By Adedapo Adesanya
A telecommunications service provider, Airtel Africa Plc, has announced that one of its subsidiaries, Airtel Mobile Commerce Nigeria Limited, has been given a super-agent licence by the Central Bank of Nigeria (CBN).
Business Post understands that this final approval followed an earlier approval-in-principle which was given by the apex bank back in November 2021.
Following the final approval, Airtel said it will be able to create an agency network that will service both customers of banks and other mobile money operators in the country.
According to its filing with the Nigerian Exchange (NGX) Limited, where the company’s shares are listed, the company said, “The licence allows us to create an agency network that can service the customers of licenced Nigerian banks, payment service banks and licenced mobile money operators in Nigeria.”
One of the minimum requirements for obtaining a super-agent license in Nigeria is that the recipient must “have a minimum shareholders’ fund, unimpaired by losses of N50 million, and Airtel meets this requirement.”

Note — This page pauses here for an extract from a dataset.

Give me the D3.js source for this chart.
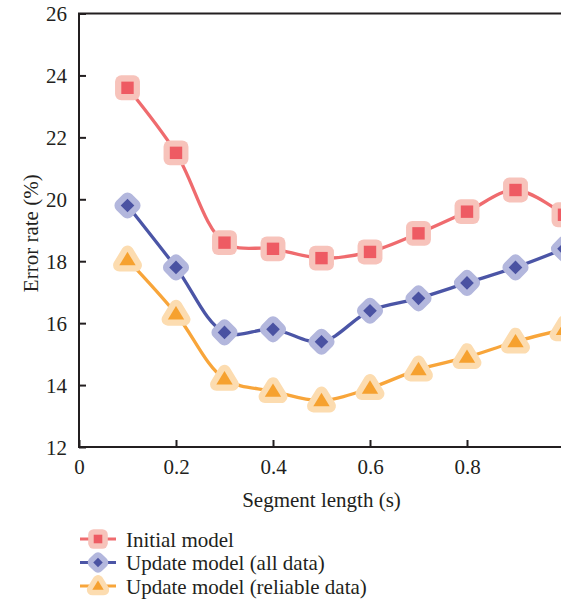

This means the company will now be able to further compete in the financial services space which is seeing keenly contested players with significant growth in Africa’s largest economy expected due to high levels of internet penetration combined with being one of the largest digital economies on the continent.
However, the super-agent licence is different from the payment service bank (PSB) license that Airtel received last year for the operations of SMARTCASH Payment Service Bank Limited.
The CBN, as part of efforts to reach at least 80 per cent financial inclusion, is using telcos’ reach to cover the large quota of the population that is either currently unbanked or under-banked and super-agent banking is one of the ways being explored.
Airtel Nigeria will now join MTN Nigeria as one of the telcos with a super-agent licence. Its rival got the CBN received its authorisation back in 2019.